Gamification: a catch all motivator?


Share on LinkedIn

The newest buzz word doing the rounds of both academia and management, gamification, not only sounds ungainly but seems also to have a quasi-unreal ring to it. That it is not merely in the argot of practitioners and academics is evident from its rapid fire adoptation and wide acknowledgement in the media with numerous examples that are real and tangible.

The idea and manifestation of gamification may have been around for well over a decade but the past couple of years have shown it to be a potent tool to engage both consumers and employees with it gaining currency as the average age of “gamers” moves north each year. Today, grown adults well into their 30s are gamers both at home and work. The Financial Times notes that, using the design and mechanics of popular games, its votaries now use it to “drive customers and employee behavior“.

In the service industry, social network site, Foursquare was a pioneer in the gamification with its ability to give patrons of its app awards in the form of virtual “badges” for checking into (usually) trendy) bars and restaurants,serving to accentuate the desirability of both the establishment and also for Foursquare users to “look cool” among peers.

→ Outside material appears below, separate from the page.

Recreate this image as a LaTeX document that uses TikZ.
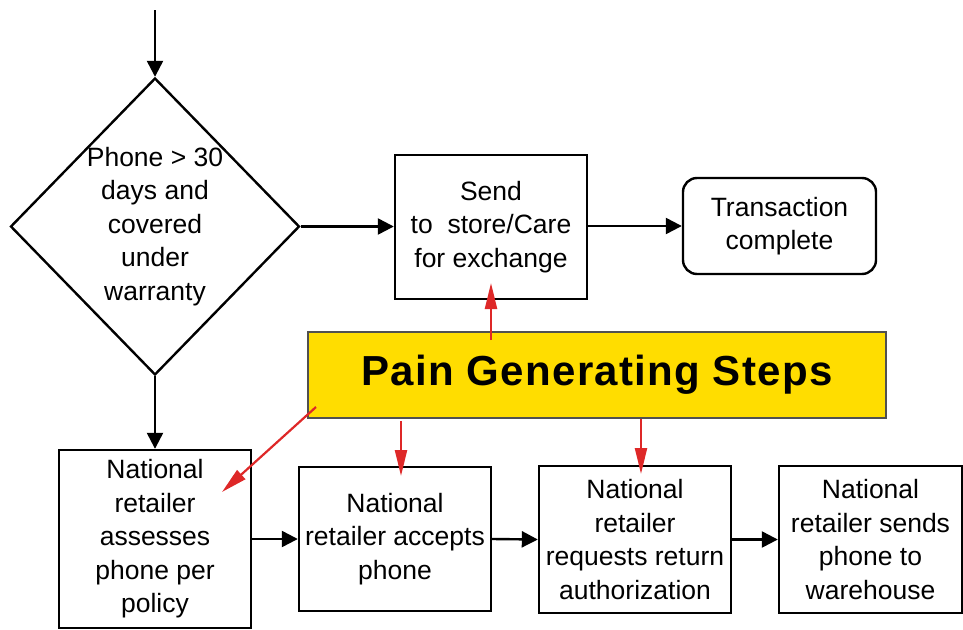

In another facet of gamification in the service industry, the New York Times reports that “restaurants are using a service from a Boston start-up company called Objective Logistics to rank the performances of waiters on a leader board, rewarding the good ones with plum shifts and more lucrative tables. The company plans to add “karma points” that waiters can earn for picking up shifts from colleagues or otherwise being good teammates.”

The Wall Street Journal notes that gamification spurs motivation in both employees and customers and enhances loyalty programs. The Journal points out that “Neuroscience research has shown that the human brain responds strongly to game elements, such as competition, gaining status, goal achievement and play. People like to acquire possessions, develop new skills and connect in a meaningful way with both people and programs. By applying game mechanics to motivation and loyalty programs, the point-earning experience for participants can be just as engaging as the points-redemption process.”

Gamification in the work place may not yet be witnessing vertiginous growth but companies and organizations looking to compete for employees and customers are increasingly turning to it. Testimony to its wider acceptance is borne out by the first ever “summit” for gamifcation in San Francisco in April 2013.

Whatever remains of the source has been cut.